Shark attack on Kayak can be a very terrifying experience even for the most experienced kayakers. A couple of well-publicized shark encounters in some of our favorite shores have given kayakers a lot of concern about their safety. This question has become a topic of discussion among beginners and experienced kayakers. The truth is that shark attacks on kayaks do happen, although they are rare. They have been reported from several locations around the world, and most of these encounters have been reported from South Australia and California.
According to the report, Great white sharks are often the most identified offending species, although bull, tiger, and mako sharks are involved in some cases.
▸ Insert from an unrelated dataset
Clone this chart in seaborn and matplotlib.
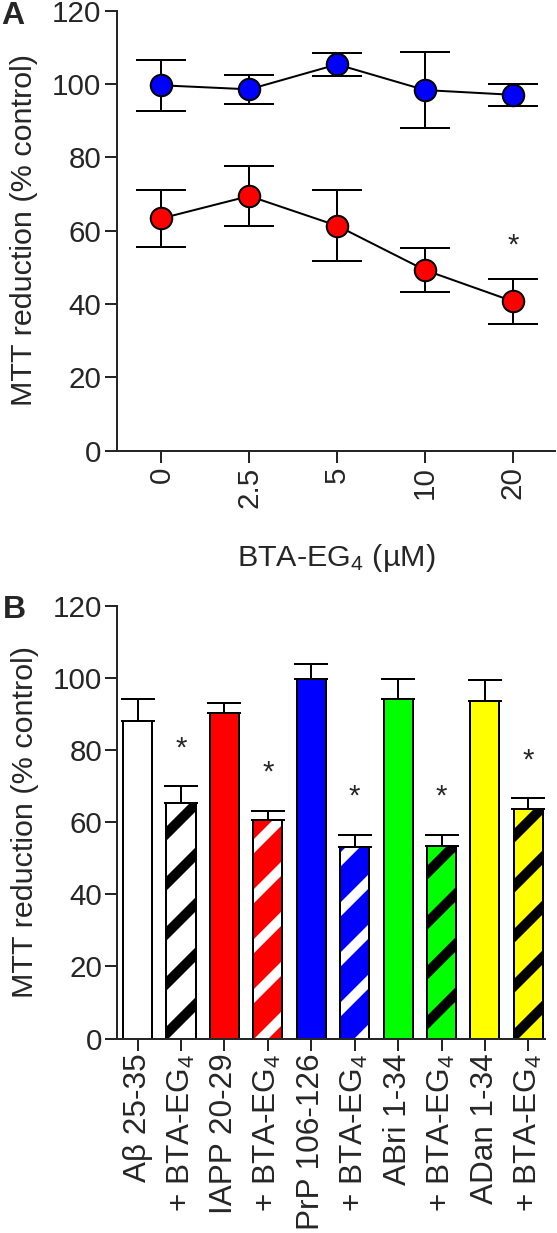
import numpy as np
import pandas as pd
import matplotlib
matplotlib.use("Agg")
import matplotlib.pyplot as plt
import seaborn as sns
from matplotlib.patches import Rectangle

# ---------------- data ----------------
# Panel A
conc_labels = ["0", "2.5", "5", "10", "20"]
control_mean = [99.6, 98.5, 105.3, 98.3, 97.0]
control_err = [7.0, 4.0, 3.2, 10.4, 3.05]
abeta_mean = [63.3, 69.4, 61.3, 49.2, 40.7]
abeta_err = [7.85, 8.15, 9.7, 5.9, 6.15]
abeta_star = [False, False, False, False, True]

# Panel B
conditions = ["Abeta", "Abeta+BTA", "IAPP", "IAPP+BTA", "PrP", "PrP+BTA",
              "ABri", "ABri+BTA", "ADan", "ADan+BTA"]
bar_labels = ["Aβ 25-35", "+ BTA-EG$_4$", "IAPP 20-29", "+ BTA-EG$_4$",
              "PrP 106-126", "+ BTA-EG$_4$", "ABri 1-34", "+ BTA-EG$_4$",
              "ADan 1-34", "+ BTA-EG$_4$"]
bar_means = [88.0, 65.2, 90.3, 60.6, 99.8, 53.1, 94.2, 53.3, 93.7, 63.5]
bar_errs = [6.0, 4.7, 2.8, 2.6, 4.0, 3.4, 5.6, 3.2, 5.7, 3.2]
bar_colors = ["#FFFFFF", "#FFFFFF", "#FF0000", "#FF0000", "#0000FF", "#0000FF",
              "#00FF00", "#00FF00", "#FFFF00", "#FFFF00"]
bar_hatched = [False, True, False, True, False, True, False, True, False, True]
stripe_colors = [None, "black", None, "white", None, "white", None, "black", None, "black"]
bar_star = [False, True, False, True, False, True, False, True, False, True]

# ---------------- style ----------------
DPI = 300
px = 72.0 / DPI  # one pixel in points

sns.set_style("ticks")
plt.rcParams["font.family"] = ["Liberation Sans", "DejaVu Sans"]
plt.rcParams["mathtext.default"] = "regular"
plt.rcParams["hatch.linewidth"] = 10 * px
plt.rcParams["axes.linewidth"] = 2 * px

tick_fs = 29.5 * px
xtickB_fs = 31.5 * px
label_fs = 30.5 * px
lw = 2 * px

W, H = 557, 1233
fig = plt.figure(figsize=(W / DPI, H / DPI), dpi=DPI)
axA = fig.add_axes([117 / W, 1 - 450.5 / H, (555 - 117) / W, (450.5 - 10.5) / H])
axB = fig.add_axes([117 / W, 1 - 1038.5 / H, (545.3 - 117) / W, (1038.5 - 605.7) / H])

# ---------------- Panel A ----------------
dfA = pd.DataFrame({"conc": conc_labels * 2,
                    "value": control_mean + abeta_mean,
                    "series": ["control"] * 5 + ["abeta"] * 5})
xpos = np.arange(len(conc_labels))
for name, means, errs, col in [("control", control_mean, control_err, "#0000FF"),
                               ("abeta", abeta_mean, abeta_err, "#FF0000")]:
    axA.errorbar(xpos, means, yerr=errs, fmt="none", ecolor="black",
                 elinewidth=lw, capsize=25 * px, capthick=lw, zorder=2)
    sns.pointplot(data=dfA[dfA.series == name], x="conc", y="value", order=conc_labels,
                  color="black", errorbar=None, markers="o", linewidth=lw,
                  markersize=21.5 * px, markeredgewidth=lw, ax=axA)
    ln = axA.lines[-1]
    ln.set_markerfacecolor(col)
    ln.set_markeredgecolor("black")
    ln.set_zorder(3)

for i, (m, e, s) in enumerate(zip(abeta_mean, abeta_err, abeta_star)):
    if s:
        axA.text(i, m + e + 9.0, "*", ha="center", va="center", fontsize=tick_fs)

axA.set_xlim(-0.506, 4.48)
axA.set_ylim(0, 120)
axA.set_yticks(range(0, 121, 20))
axA.set_xticks(xpos)
axA.set_xticklabels(conc_labels, rotation=90)
axA.set_ylabel("MTT reduction (% control)", fontsize=label_fs, labelpad=14 * px)
axA.set_xlabel("BTA-EG$_4$ (µM)", fontsize=label_fs, labelpad=34 * px)
axA.tick_params(length=12 * px, width=lw, labelsize=tick_fs, pad=4 * px)
sns.despine(ax=axA)

# ---------------- Panel B ----------------
dfB = pd.DataFrame({"condition": conditions, "value": bar_means})
sns.barplot(data=dfB, x="condition", y="value", order=conditions, hue="condition",
            palette=dict(zip(conditions, bar_colors)), legend=False, saturation=1,
            errorbar=None, width=0.67, ax=axB, zorder=2)

bars = list(axB.patches)
centers = []
for p, hatched, sc in zip(bars, bar_hatched, stripe_colors):
    centers.append(p.get_x() + p.get_width() / 2)
    if hatched:
        p.set_hatch("//")
        if hasattr(p, "set_hatchcolor"):
            p.set_hatchcolor(sc)
        else:
            p.set_edgecolor(sc)
        p.set_linewidth(0)
        axB.add_patch(Rectangle(p.get_xy(), p.get_width(), p.get_height(),
                                fill=False, edgecolor="black", linewidth=lw, zorder=2.5))
    else:
        p.set_edgecolor("black")
        p.set_linewidth(lw)

axB.errorbar(centers, bar_means, yerr=[np.zeros(len(bar_errs)), bar_errs], fmt="none",
             ecolor="black", elinewidth=lw, capsize=17 * px, capthick=lw, zorder=1.5)

for c, m, e, s in zip(centers, bar_means, bar_errs, bar_star):
    if s:
        axB.text(c, m + e + 10.5, "*", ha="center", va="center", fontsize=tick_fs)

axB.set_xlim(-0.475, 9.39)
axB.set_ylim(0, 120)
axB.set_yticks(range(0, 121, 20))
axB.set_xticks(np.arange(len(conditions)))
axB.set_xticklabels(bar_labels, rotation=90)
axB.set_ylabel("MTT reduction (% control)", fontsize=label_fs, labelpad=14 * px)
axB.set_xlabel("")
axB.tick_params(length=12 * px, width=lw, labelsize=tick_fs, pad=3 * px)
axB.tick_params(axis="x", labelsize=xtickB_fs)
sns.despine(ax=axB)

fig.text(1 / W, 1 - 1 / H, "A", fontsize=32 * px, fontweight="bold", va="top", ha="left")
fig.text(3 / W, 1 - 595 / H, "B", fontsize=32 * px, fontweight="bold", va="top", ha="left")

fig.savefig("out.png", dpi=DPI)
This may be due to the fact that great white sharks are on the increase, and so are kayakers. According to statistics from a six-year period analyzed by the University of Florida International Shark Attack Archive, beach attendance and shark attacks increased almost in parallel. So it makes sense why this is a topic of great concern for both beginners and experienced kayakers.
This doesn’t mean we should put the kayak away, but to take precautions and stay shark-safe while kayaking on the water. Avoid blood in the water and slicks from fishing kayaks. Avoid cloudy river mouths and suspicious waters at dusk and dawn. If a shark has attack or feeding around you, calmly but quickly paddle away to about 1,200 feet from where the shark is feeding. And if you see a dead mammal, such as sea lions or seal in the water, leave the area instantly. A shark will defend its food if it sees you as a threat. Keeping calm and taking things easy is the best reaction in an emergency situation. This will allow you to think clearly and react in the best possible way. Remember Panic is not good, it worsens the situation.